First Order DE problem (electric circuit)

[forty]

(dq/dt) + (5/(20+t))q = 20/(20+t) ... t=0 , q=1

(a) Find the charge on the capacitor at any time.

This is linear so i found the integrating factor which is (20+t)^5

and solved q(20+t)^5 = 20 integral ((20+t)^4) dt

and got q(20+t)^5 = 4((20+t)^5) + C

my C value i got was -9600000

solving for q gave me q = 4 - ((9600000)/((20+t)^5))

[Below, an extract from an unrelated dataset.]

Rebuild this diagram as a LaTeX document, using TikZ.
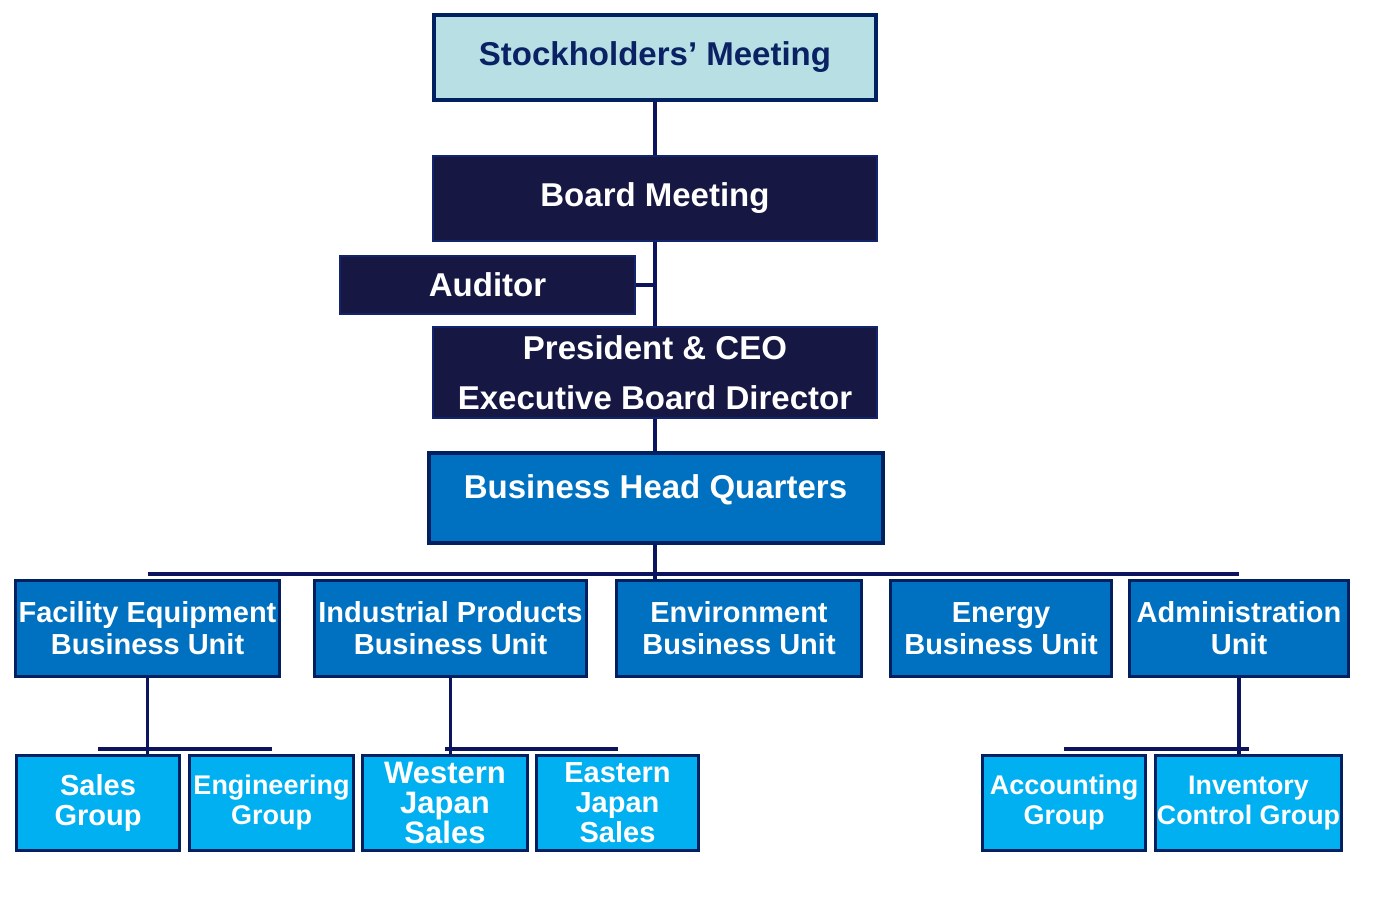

(b) Transient and steady state solution

Transient = - ((9600000)/((20+t)^5))
Steady state = 4

(c) Find the current in the circuit at any time, hence the maximum current in the circuit.

current = i = dq/dt

I differentiated and got dq/dt = 48000000((20+t)^-6)

**My problems

Firstly does everything follow, is my logic correct?
Secondly for the maximum current that occurs at t = 0 (presuming my equations are correct) is there anyway of showing working for that, other then stating its at t = 0? (t = 0, i = .75)

 

[HallsofIvy]

(dq/dt) + (5/(20+t))q = 20/(20+t) ... t=0 , q=1

(a) Find the charge on the capacitor at any time.

This is linear so i found the integrating factor which is (20+t)^5

and solved q(20+t)^5 = 20 integral ((20+t)^4) dt

and got q(20+t)^5 = 4((20+t)^5) + C

my C value i got was -9600000

solving for q gave me q = 4 - ((9600000)/((20+t)^5))

(b) Transient and steady state solution

Transient = - ((9600000)/((20+t)^5))
Steady state = 4

(c) Find the current in the circuit at any time, hence the maximum current in the circuit.

current = i = dq/dt

I differentiated and got dq/dt = 48000000((20+t)^-6)

**My problems

Firstly does everything follow, is my logic correct?
Secondly for the maximum current that occurs at t = 0 (presuming my equations are correct) is there anyway of showing working for that, other then stating its at t = 0? (t = 0, i = .75)

Yes, everything you've done appears to be correct. As for showing that the maximum current occurs at t= 0, it is sufficient to observe that 48000000(20+t)^-6 is a decreasing function. Simply observing that as t increases, the denominator increases, therefore the function decreases is enough- or if you could show that the derivative of i is never 0- therefore has a maximum at an endpoint, t= 0.

 

[forty]

OK so just observation is the way to really go, too easy thanks alot!